Read below for some history. My short question is, how does SQL Server guarantee that when I request "ABCDE" to be written to the database, that "ABCDE" is written, not "ABECD"? It has been suggested that data be re-read and compared to guarantee the same results, with the obvious performance penalty.

The company I work for is launch a high-volume product for us (~35,000 pieces each day) for which we will collect data, stored in SQL Server.

Previous, lower-volume products had data stored at the line, locally in SQL Server Express databases, then periodically copied to the server (SQL Server Standard) using cross-server transactions. On occasion, these desktop databases became corrupted, often requiring restoration.

Our new product's process will write to the server directly, bypassing local / desktop storage.

Our management is carrying forward this "desktop corruption" experience into the new product.

Other than appeals to authority (Microsoft would not be in the database business if it didn't store data accurately) or anecdotal experience as evidence (in my five years managing SQL Server databases, have never seen a server [Standard / Enterprise] database become corrupted), is there any Microsoft documentation referencing SQL Server "guarantees"?

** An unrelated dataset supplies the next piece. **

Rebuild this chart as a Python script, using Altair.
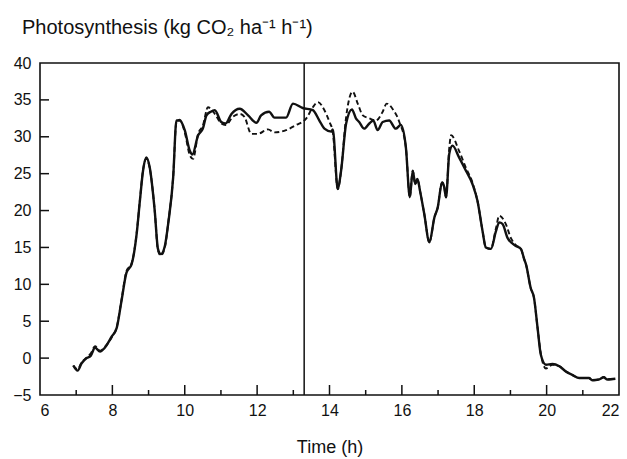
import altair as alt
import pandas as pd

# Measured canopy photosynthesis (solid line)
solid_time = [6.92, 7.04, 7.15, 7.29, 7.40, 7.52, 7.66, 7.79, 7.98, 8.12, 8.25, 8.39,
              8.53, 8.67, 8.76, 8.85, 8.94, 9.03, 9.17, 9.26, 9.34, 9.45, 9.55, 9.68,
              9.77, 9.86, 10.00, 10.14, 10.21, 10.37, 10.50, 10.60, 10.72, 10.83, 11.01,
              11.13, 11.29, 11.52, 11.75, 11.98, 12.11, 12.33, 12.48, 12.80, 12.99, 13.26,
              13.54, 13.72, 13.86, 14.05, 14.09, 14.23, 14.32, 14.46, 14.62, 14.73, 14.82,
              14.96, 15.10, 15.21, 15.33, 15.47, 15.65, 15.83, 15.97, 16.11, 16.22, 16.30,
              16.37, 16.43, 16.50, 16.62, 16.76, 16.90, 16.99, 17.11, 17.17, 17.22, 17.31,
              17.40, 17.58, 17.77, 17.95, 18.09, 18.23, 18.32, 18.46, 18.60, 18.69, 18.78,
              18.92, 19.15, 19.29, 19.38, 19.43, 19.56, 19.65, 19.75, 19.84, 19.98, 20.16,
              20.35, 20.53, 20.72, 20.90, 21.17, 21.26, 21.44, 21.58, 21.67, 21.90]
solid_rate = [-1.0, -1.7, -0.7, 0.0, 0.3, 1.4, 0.9, 1.4, 2.9, 4.1, 7.7, 11.6,
              12.7, 16.8, 21.3, 25.5, 27.2, 25.9, 20.0, 14.8, 14.1, 15.2, 18.5, 24.5,
              32.2, 32.2, 30.9, 28.1, 27.6, 30.2, 31.1, 32.9, 33.4, 33.6, 32.0,
              31.8, 33.1, 33.8, 32.9, 31.9, 32.9, 33.4, 32.6, 32.6, 34.5, 33.9,
              33.6, 32.2, 31.1, 30.7, 31.0, 22.9, 25.4, 31.8, 33.7, 32.5, 32.0,
              31.1, 31.8, 32.2, 30.9, 32.0, 32.2, 31.1, 31.6, 28.6, 21.8, 25.4,
              23.6, 24.3, 22.7, 19.5, 15.7, 19.1, 20.4, 23.8, 23.2, 21.8, 27.7,
              28.8, 27.2, 25.4, 23.6, 21.3, 17.2, 15.0, 14.8, 17.2, 18.4, 18.2,
              16.3, 15.2, 14.8, 13.4, 12.7, 9.5, 8.2, 4.1, 0.45, -0.9, -0.8,
              -1.1, -1.8, -2.3, -2.7, -2.7, -3.0, -2.9, -2.6, -2.9, -2.8]

# Simulated canopy photosynthesis (dashed line)
dashed_time = [6.92, 7.04, 7.15, 7.29, 7.40, 7.52, 7.66, 7.79, 7.98, 8.12, 8.25, 8.39,
               8.53, 8.67, 8.76, 8.85, 8.94, 9.03, 9.17, 9.26, 9.34, 9.45, 9.55, 9.68,
               9.77, 9.86, 10.00, 10.14, 10.23, 10.37, 10.50, 10.64, 10.83, 11.01, 11.13,
               11.33, 11.52, 11.65, 11.84, 12.02, 12.30, 12.48, 12.80, 13.08, 13.36, 13.54,
               13.68, 13.86, 14.00, 14.09, 14.23, 14.32, 14.46, 14.64, 14.78, 14.92, 15.10,
               15.28, 15.47, 15.58, 15.74, 15.93, 16.11, 16.22, 16.30, 16.37, 16.43, 16.50,
               16.62, 16.76, 16.90, 16.99, 17.11, 17.17, 17.22, 17.31, 17.36, 17.58, 17.77,
               17.95, 18.09, 18.23, 18.32, 18.46, 18.60, 18.69, 18.87, 19.01, 19.15, 19.29,
               19.38, 19.43, 19.56, 19.65, 19.75, 19.84, 19.98, 20.16, 20.35, 20.53, 20.72,
               20.90, 21.17, 21.26, 21.44, 21.58, 21.67, 21.90]
dashed_rate = [-1.0, -1.5, -0.6, 0.1, 0.6, 1.6, 1.0, 1.5, 2.8, 4.2, 7.8, 11.8,
               12.8, 16.9, 21.4, 25.6, 27.0, 25.8, 20.0, 14.6, 13.9, 15.0, 18.6, 24.6,
               32.0, 32.3, 30.6, 27.5, 27.0, 30.4, 31.5, 34.0, 33.1, 31.8, 31.6,
               32.7, 33.1, 32.7, 30.4, 30.4, 31.0, 30.6, 30.9, 31.6, 32.5, 34.0,
               34.7, 33.6, 32.0, 30.7, 22.9, 25.4, 32.7, 36.1, 34.5, 32.9, 32.5,
               32.2, 33.4, 34.5, 33.8, 32.0, 28.6, 21.8, 25.4, 23.6, 24.3, 22.7,
               19.5, 15.7, 19.1, 20.4, 23.8, 23.2, 21.8, 28.5, 30.2, 28.1, 25.8,
               23.8, 21.3, 17.2, 15.0, 14.8, 17.6, 19.3, 18.2, 16.3, 15.3, 14.8,
               13.4, 12.7, 9.5, 8.2, 4.1, 0.6, -1.4, -0.9, -1.1, -1.8, -2.3,
               -2.7, -2.7, -3.0, -2.9, -2.6, -2.9, -2.8]

x_labels = [6, 8, 10, 12, 14, 16, 18, 20, 22]
x_major_ticks = [8, 10, 12, 14, 16, 18, 20]
x_minor_ticks = [7, 9, 11, 13, 15, 17, 19, 21]
y_labels = [-5, 0, 5, 10, 15, 20, 25, 30, 35, 40]
y_ticks = [0, 5, 10, 15, 20, 25, 30, 35]
divider_time = [13.3]

W, H = 579, 332
FONT = "Liberation Sans"
INK = "#111111"

x_scale = alt.Scale(domain=[6, 22], nice=False, zero=False)
y_scale = alt.Scale(domain=[-5, 40], nice=False, zero=False)

# One axis definition per channel, shared by every layer so they merge cleanly
x_axis = alt.Axis(
    values=x_labels, ticks=False, domain=False, grid=False,
    labelFont=FONT, labelFontSize=16, labelColor=INK, labelPadding=7,
    title="Time (h)", titleFont=FONT, titleFontSize=18, titleFontWeight="normal",
    titleColor=INK, titlePadding=20)
y_axis = alt.Axis(
    values=y_labels, ticks=False, domain=False, grid=False,
    labelFont=FONT, labelFontSize=16, labelColor=INK, labelPadding=9,
    title="")

X = alt.X("time:Q", scale=x_scale, axis=x_axis)
Y = alt.Y("rate:Q", scale=y_scale, axis=y_axis)

solid_df = pd.DataFrame({"time": solid_time, "rate": solid_rate})
dashed_df = pd.DataFrame({"time": dashed_time, "rate": dashed_rate})

solid = alt.Chart(solid_df).mark_line(
    color=INK, strokeWidth=2.4, interpolate="monotone"
).encode(x=X, y=Y)

dashed = alt.Chart(dashed_df).mark_line(
    color=INK, strokeWidth=1.9, strokeDash=[5, 3], interpolate="monotone"
).encode(x=X, y=Y)

divider = alt.Chart(pd.DataFrame({"time": divider_time})).mark_rule(
    color=INK, strokeWidth=1.5
).encode(x=X)

major_x = alt.Chart(pd.DataFrame({"time": x_major_ticks})).mark_rule(
    color=INK, strokeWidth=1.5
).encode(x=X, y=alt.value(H), y2=alt.value(H - 10))

minor_x = alt.Chart(pd.DataFrame({"time": x_minor_ticks})).mark_rule(
    color=INK, strokeWidth=1.5
).encode(x=X, y=alt.value(H), y2=alt.value(H - 5))

ticks_y = alt.Chart(pd.DataFrame({"rate": y_ticks})).mark_rule(
    color=INK, strokeWidth=1.5
).encode(y=Y, x=alt.value(0), x2=alt.value(9))

chart = alt.layer(solid, dashed, divider, major_x, minor_x, ticks_y).properties(
    width=W, height=H,
    autosize="none",
    padding={"left": 40, "top": 63, "right": 8, "bottom": 64},
    background="white",
    title=alt.TitleParams(
        text="Photosynthesis (kg CO₂ ha⁻¹ h⁻¹)",
        anchor="start", frame="group", dx=-18, offset=17,
        font=FONT, fontSize=20, fontWeight="normal", color=INK,
    ),
).configure_view(stroke=INK, strokeWidth=1.6)

chart.save("out.html", embed_options={"renderer": "svg", "actions": False})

This is such a basic truth that is rarely questioned, especially with the standard players (DB2, Oracle, SQL Server).

Thanks!

+3  A: 

All the major SQL databases provide this; it is called being ACID compliant. This is probably the key phrase you need to be looking up in the documentation (and/or Google).

As for how they do it, MS SQL Server is closed-source, as is Oracle, so no-one outside the company can really answer that question, but as you say, if they didn't manage it for large-scale systems, their products would be out of the market very rapidly.

Spudley
I take it you're referring to the "D" in ACID? This just means write ahead logging AFAIK. It's not going to cover page corruption due to hardware issues.
Martin Smith
+1  A: 

Can't help with SQL Server but Oracle has a couple of parameters that can be set to validate against memory or disk corruption including DB_BLOCK_CHECKSUM and DB_BLOCK_CHECKING. At the top end, Oracle can automatically go to backups or a DR location to get a 'clean' copy of corrupted block.

Obviously a RAID configuration can also help protect against disk failures. As pointed out in comments, at the hardware level a desktop machine isn't built to the same standards of resilience as a server.

Gary
A: 

The answer to this question is "no".

I just finished reading SQL Server 2008 Internals and the last chapter in that book written by Paul Randal on DBCC internals covers the huge variety of possible corruptions that can happen to database pages that can be detected by DBCC CHECKDB.

You can use checksum protection on your data pages, backups, and regular checks for corruption with DBCC CHECKDB

Your plan of writing and re-reading data seems somewhat pointless as unless you are continually running checkpoint to ensure all dirty pages are written to disc and then dbcc dropcleanbuffers you will likely just get handed the page straight from memory anyway.